-- begin Data extract --

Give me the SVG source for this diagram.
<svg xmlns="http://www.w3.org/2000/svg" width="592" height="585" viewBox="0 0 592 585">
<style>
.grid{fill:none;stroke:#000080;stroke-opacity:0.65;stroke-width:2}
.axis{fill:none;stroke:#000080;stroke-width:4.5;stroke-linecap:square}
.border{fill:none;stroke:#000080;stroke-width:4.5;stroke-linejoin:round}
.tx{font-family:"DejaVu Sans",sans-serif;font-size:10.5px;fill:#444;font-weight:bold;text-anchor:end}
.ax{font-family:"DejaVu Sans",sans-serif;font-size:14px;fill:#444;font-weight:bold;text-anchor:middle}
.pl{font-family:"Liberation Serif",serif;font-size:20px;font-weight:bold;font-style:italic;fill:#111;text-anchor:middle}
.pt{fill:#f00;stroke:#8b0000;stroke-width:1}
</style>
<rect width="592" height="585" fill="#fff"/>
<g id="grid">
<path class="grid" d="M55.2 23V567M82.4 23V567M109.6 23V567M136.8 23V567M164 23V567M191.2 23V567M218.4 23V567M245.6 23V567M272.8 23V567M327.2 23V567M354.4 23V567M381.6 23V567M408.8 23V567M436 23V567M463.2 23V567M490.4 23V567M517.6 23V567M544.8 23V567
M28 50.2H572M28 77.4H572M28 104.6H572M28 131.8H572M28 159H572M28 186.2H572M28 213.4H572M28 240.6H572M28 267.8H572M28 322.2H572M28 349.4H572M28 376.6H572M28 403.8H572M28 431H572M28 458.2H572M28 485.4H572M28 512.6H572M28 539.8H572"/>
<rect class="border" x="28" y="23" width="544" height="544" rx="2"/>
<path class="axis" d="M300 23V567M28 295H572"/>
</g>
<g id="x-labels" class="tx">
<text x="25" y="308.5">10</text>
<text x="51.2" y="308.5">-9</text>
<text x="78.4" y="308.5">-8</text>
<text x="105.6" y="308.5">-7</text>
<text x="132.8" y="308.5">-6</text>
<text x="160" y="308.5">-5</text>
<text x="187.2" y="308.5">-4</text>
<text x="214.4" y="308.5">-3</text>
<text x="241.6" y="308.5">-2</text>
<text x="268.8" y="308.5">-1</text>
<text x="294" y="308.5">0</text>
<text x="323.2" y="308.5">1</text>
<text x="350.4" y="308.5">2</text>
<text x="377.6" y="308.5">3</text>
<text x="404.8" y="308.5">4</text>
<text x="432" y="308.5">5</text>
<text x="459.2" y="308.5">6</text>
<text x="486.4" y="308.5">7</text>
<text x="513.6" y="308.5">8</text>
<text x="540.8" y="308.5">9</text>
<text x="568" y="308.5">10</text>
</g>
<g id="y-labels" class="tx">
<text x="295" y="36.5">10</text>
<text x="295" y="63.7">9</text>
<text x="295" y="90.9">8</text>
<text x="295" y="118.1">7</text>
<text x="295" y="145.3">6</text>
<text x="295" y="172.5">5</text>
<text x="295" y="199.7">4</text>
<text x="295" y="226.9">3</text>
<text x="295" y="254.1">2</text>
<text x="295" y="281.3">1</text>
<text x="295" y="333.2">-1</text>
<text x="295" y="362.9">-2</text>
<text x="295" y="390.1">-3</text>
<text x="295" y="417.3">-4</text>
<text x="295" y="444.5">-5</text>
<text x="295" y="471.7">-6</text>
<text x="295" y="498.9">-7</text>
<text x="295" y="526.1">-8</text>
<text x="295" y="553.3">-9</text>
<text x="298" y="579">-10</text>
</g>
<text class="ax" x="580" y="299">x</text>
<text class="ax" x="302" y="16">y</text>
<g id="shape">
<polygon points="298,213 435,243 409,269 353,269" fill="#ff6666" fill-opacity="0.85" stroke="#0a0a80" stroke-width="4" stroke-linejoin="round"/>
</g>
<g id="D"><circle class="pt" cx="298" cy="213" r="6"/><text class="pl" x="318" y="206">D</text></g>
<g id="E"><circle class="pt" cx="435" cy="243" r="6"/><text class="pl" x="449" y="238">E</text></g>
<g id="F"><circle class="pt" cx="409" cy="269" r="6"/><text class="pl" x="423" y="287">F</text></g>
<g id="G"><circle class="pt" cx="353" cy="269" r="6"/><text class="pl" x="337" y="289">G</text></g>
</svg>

-- end Data extract --

**What you will do**:
All of the data shown above must be copied exactly.

**Exercise answer**:
Give me the SVG source for this diagram.
<svg xmlns="http://www.w3.org/2000/svg" width="592" height="585" viewBox="0 0 592 585">
<style>
.grid{fill:none;stroke:#000080;stroke-opacity:0.65;stroke-width:2}
.axis{fill:none;stroke:#000080;stroke-width:4.5;stroke-linecap:square}
.border{fill:none;stroke:#000080;stroke-width:4.5;stroke-linejoin:round}
.tx{font-family:"DejaVu Sans",sans-serif;font-size:10.5px;fill:#444;font-weight:bold;text-anchor:end}
.ax{font-family:"DejaVu Sans",sans-serif;font-size:14px;fill:#444;font-weight:bold;text-anchor:middle}
.pl{font-family:"Liberation Serif",serif;font-size:20px;font-weight:bold;font-style:italic;fill:#111;text-anchor:middle}
.pt{fill:#f00;stroke:#8b0000;stroke-width:1}
</style>
<rect width="592" height="585" fill="#fff"/>
<g id="grid">
<path class="grid" d="M55.2 23V567M82.4 23V567M109.6 23V567M136.8 23V567M164 23V567M191.2 23V567M218.4 23V567M245.6 23V567M272.8 23V567M327.2 23V567M354.4 23V567M381.6 23V567M408.8 23V567M436 23V567M463.2 23V567M490.4 23V567M517.6 23V567M544.8 23V567
M28 50.2H572M28 77.4H572M28 104.6H572M28 131.8H572M28 159H572M28 186.2H572M28 213.4H572M28 240.6H572M28 267.8H572M28 322.2H572M28 349.4H572M28 376.6H572M28 403.8H572M28 431H572M28 458.2H572M28 485.4H572M28 512.6H572M28 539.8H572"/>
<rect class="border" x="28" y="23" width="544" height="544" rx="2"/>
<path class="axis" d="M300 23V567M28 295H572"/>
</g>
<g id="x-labels" class="tx">
<text x="25" y="308.5">10</text>
<text x="51.2" y="308.5">-9</text>
<text x="78.4" y="308.5">-8</text>
<text x="105.6" y="308.5">-7</text>
<text x="132.8" y="308.5">-6</text>
<text x="160" y="308.5">-5</text>
<text x="187.2" y="308.5">-4</text>
<text x="214.4" y="308.5">-3</text>
<text x="241.6" y="308.5">-2</text>
<text x="268.8" y="308.5">-1</text>
<text x="294" y="308.5">0</text>
<text x="323.2" y="308.5">1</text>
<text x="350.4" y="308.5">2</text>
<text x="377.6" y="308.5">3</text>
<text x="404.8" y="308.5">4</text>
<text x="432" y="308.5">5</text>
<text x="459.2" y="308.5">6</text>
<text x="486.4" y="308.5">7</text>
<text x="513.6" y="308.5">8</text>
<text x="540.8" y="308.5">9</text>
<text x="568" y="308.5">10</text>
</g>
<g id="y-labels" class="tx">
<text x="295" y="36.5">10</text>
<text x="295" y="63.7">9</text>
<text x="295" y="90.9">8</text>
<text x="295" y="118.1">7</text>
<text x="295" y="145.3">6</text>
<text x="295" y="172.5">5</text>
<text x="295" y="199.7">4</text>
<text x="295" y="226.9">3</text>
<text x="295" y="254.1">2</text>
<text x="295" y="281.3">1</text>
<text x="295" y="333.2">-1</text>
<text x="295" y="362.9">-2</text>
<text x="295" y="390.1">-3</text>
<text x="295" y="417.3">-4</text>
<text x="295" y="444.5">-5</text>
<text x="295" y="471.7">-6</text>
<text x="295" y="498.9">-7</text>
<text x="295" y="526.1">-8</text>
<text x="295" y="553.3">-9</text>
<text x="298" y="579">-10</text>
</g>
<text class="ax" x="580" y="299">x</text>
<text class="ax" x="302" y="16">y</text>
<g id="shape">
<polygon points="298,213 435,243 409,269 353,269" fill="#ff6666" fill-opacity="0.85" stroke="#0a0a80" stroke-width="4" stroke-linejoin="round"/>
</g>
<g id="D"><circle class="pt" cx="298" cy="213" r="6"/><text class="pl" x="318" y="206">D</text></g>
<g id="E"><circle class="pt" cx="435" cy="243" r="6"/><text class="pl" x="449" y="238">E</text></g>
<g id="F"><circle class="pt" cx="409" cy="269" r="6"/><text class="pl" x="423" y="287">F</text></g>
<g id="G"><circle class="pt" cx="353" cy="269" r="6"/><text class="pl" x="337" y="289">G</text></g>
</svg>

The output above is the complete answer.